"""

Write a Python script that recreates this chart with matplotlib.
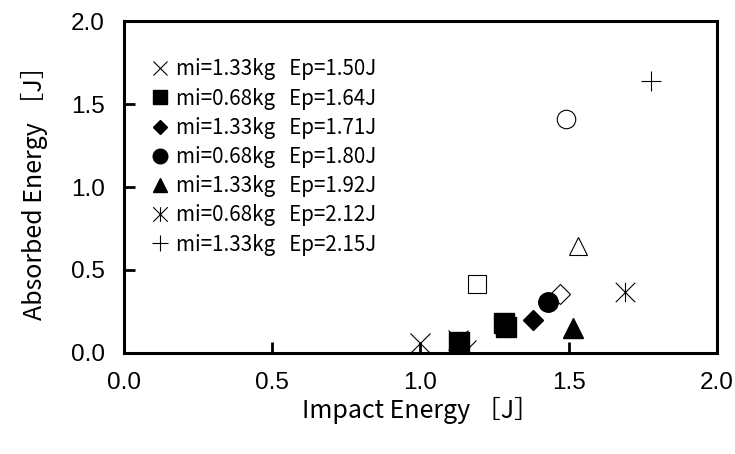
import matplotlib
matplotlib.use("Agg")
import matplotlib.pyplot as plt
from matplotlib.path import Path

# Series: (x = impact energy, y = absorbed energy)
cross_x = [1.00, 1.125, 1.155]
cross_y = [0.06, 0.08, 0.02]
square_x = [1.13, 1.28, 1.29]
square_y = [0.066, 0.18, 0.155]
diamond_x = [1.38]
diamond_y = [0.20]
circle_x = [1.43]
circle_y = [0.31]
triangle_x = [1.515]
triangle_y = [0.15]
star_x = [1.69]
star_y = [0.37]
plus_x = [1.777]
plus_y = [1.64]

# Open-symbol series (not listed in the legend)
open_square_x = [1.19]
open_square_y = [0.416]
open_circle_x = [1.49]
open_circle_y = [1.41]
open_triangle_x = [1.53]
open_triangle_y = [0.645]
open_diamond_x = [1.47]
open_diamond_y = [0.355]

labels = [
    "mi=1.33kg   Ep=1.50J",
    "mi=0.68kg   Ep=1.64J",
    "mi=1.33kg   Ep=1.71J",
    "mi=0.68kg   Ep=1.80J",
    "mi=1.33kg   Ep=1.92J",
    "mi=0.68kg   Ep=2.12J",
    "mi=1.33kg   Ep=2.15J",
]
x_ticks = [0.0, 0.5, 1.0, 1.5, 2.0]
y_ticks = [0.0, 0.5, 1.0, 1.5, 2.0]

# six-spoke asterisk marker (an "x" with a vertical bar)
star_marker = Path(
    [(-1, -1), (1, 1), (-1, 1), (1, -1), (0, -1), (0, 1)],
    [Path.MOVETO, Path.LINETO, Path.MOVETO, Path.LINETO, Path.MOVETO, Path.LINETO],
)

jp = ["Noto Sans CJK JP", "DejaVu Sans"]

fig = plt.figure(figsize=(7.35, 4.54), dpi=100)
ax = fig.add_axes([0.1687, 0.2225, 0.8068, 0.7312])

ms = 14
lw = 0.8
handles = []
handles.append(ax.plot(cross_x, cross_y, ls="none", marker="x", ms=ms, mew=lw,
                       color="black", label=labels[0], zorder=5)[0])
handles.append(ax.plot(square_x, square_y, ls="none", marker="s", ms=ms,
                       color="black", label=labels[1], zorder=4)[0])
handles.append(ax.plot(diamond_x, diamond_y, ls="none", marker="D", ms=ms * 0.72,
                       color="black", label=labels[2], zorder=4)[0])
handles.append(ax.plot(circle_x, circle_y, ls="none", marker="o", ms=ms,
                       color="black", label=labels[3], zorder=4)[0])
handles.append(ax.plot(triangle_x, triangle_y, ls="none", marker="^", ms=ms,
                       color="black", label=labels[4], zorder=4)[0])
handles.append(ax.plot(star_x, star_y, ls="none", marker=star_marker, ms=ms, mew=lw,
                       color="black", label=labels[5], zorder=4)[0])
handles.append(ax.plot(plus_x, plus_y, ls="none", marker="+", ms=ms * 1.05, mew=lw,
                       color="black", label=labels[6], zorder=4)[0])

ax.plot(open_square_x, open_square_y, ls="none", marker="s", ms=ms * 0.95,
        mfc="white", mec="black", mew=lw, zorder=3)
ax.plot(open_diamond_x, open_diamond_y, ls="none", marker="D", ms=ms * 0.72,
        mfc="white", mec="black", mew=lw, zorder=3)
ax.plot(open_circle_x, open_circle_y, ls="none", marker="o", ms=ms * 0.95,
        mfc="white", mec="black", mew=lw, zorder=3)
ax.plot(open_triangle_x, open_triangle_y, ls="none", marker="^", ms=ms * 0.95,
        mfc="white", mec="black", mew=lw, zorder=3)

ax.set_xlim(0, 2)
ax.set_ylim(0, 2)
ax.set_xticks(x_ticks)
ax.set_yticks(y_ticks)
ax.set_xticklabels([f"{v:.1f}" for v in x_ticks], family="Liberation Sans", fontsize=17.5)
ax.set_yticklabels([f"{v:.1f}" for v in y_ticks], family="Liberation Sans", fontsize=17.5)
ax.tick_params(direction="in", length=8, width=2, pad=14, top=False, right=False)
for side in ["left", "right", "top", "bottom"]:
    ax.spines[side].set_linewidth(2.2)

ax.set_xlabel("Impact Energy ［J］", family=jp, fontsize=18, labelpad=2)
ax.set_ylabel("Absorbed Energy ［J］", family=jp, fontsize=18, labelpad=16)

ax.legend(handles=handles, loc="upper left", bbox_to_anchor=(0.0327, 0.912),
          frameon=False, markerscale=0.75, handlelength=0.85, handletextpad=0.32,
          labelspacing=0.35, borderaxespad=0, borderpad=0.4,
          prop={"family": jp, "size": 14.8})

fig.savefig("out.png", dpi=100)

"""

Task to complete » From the first line above down to the line with "ax = fig.add_axes([0.1687, 0.2225, 0.8068, 0.7312])", reproduce every line and no others, omitting pictures.

Task response »
Write a Python script that recreates this chart with matplotlib.
import matplotlib
matplotlib.use("Agg")
import matplotlib.pyplot as plt
from matplotlib.path import Path

# Series: (x = impact energy, y = absorbed energy)
cross_x = [1.00, 1.125, 1.155]
cross_y = [0.06, 0.08, 0.02]
square_x = [1.13, 1.28, 1.29]
square_y = [0.066, 0.18, 0.155]
diamond_x = [1.38]
diamond_y = [0.20]
circle_x = [1.43]
circle_y = [0.31]
triangle_x = [1.515]
triangle_y = [0.15]
star_x = [1.69]
star_y = [0.37]
plus_x = [1.777]
plus_y = [1.64]

# Open-symbol series (not listed in the legend)
open_square_x = [1.19]
open_square_y = [0.416]
open_circle_x = [1.49]
open_circle_y = [1.41]
open_triangle_x = [1.53]
open_triangle_y = [0.645]
open_diamond_x = [1.47]
open_diamond_y = [0.355]

labels = [
    "mi=1.33kg   Ep=1.50J",
    "mi=0.68kg   Ep=1.64J",
    "mi=1.33kg   Ep=1.71J",
    "mi=0.68kg   Ep=1.80J",
    "mi=1.33kg   Ep=1.92J",
    "mi=0.68kg   Ep=2.12J",
    "mi=1.33kg   Ep=2.15J",
]
x_ticks = [0.0, 0.5, 1.0, 1.5, 2.0]
y_ticks = [0.0, 0.5, 1.0, 1.5, 2.0]

# six-spoke asterisk marker (an "x" with a vertical bar)
star_marker = Path(
    [(-1, -1), (1, 1), (-1, 1), (1, -1), (0, -1), (0, 1)],
    [Path.MOVETO, Path.LINETO, Path.MOVETO, Path.LINETO, Path.MOVETO, Path.LINETO],
)

jp = ["Noto Sans CJK JP", "DejaVu Sans"]

fig = plt.figure(figsize=(7.35, 4.54), dpi=100)
ax = fig.add_axes([0.1687, 0.2225, 0.8068, 0.7312])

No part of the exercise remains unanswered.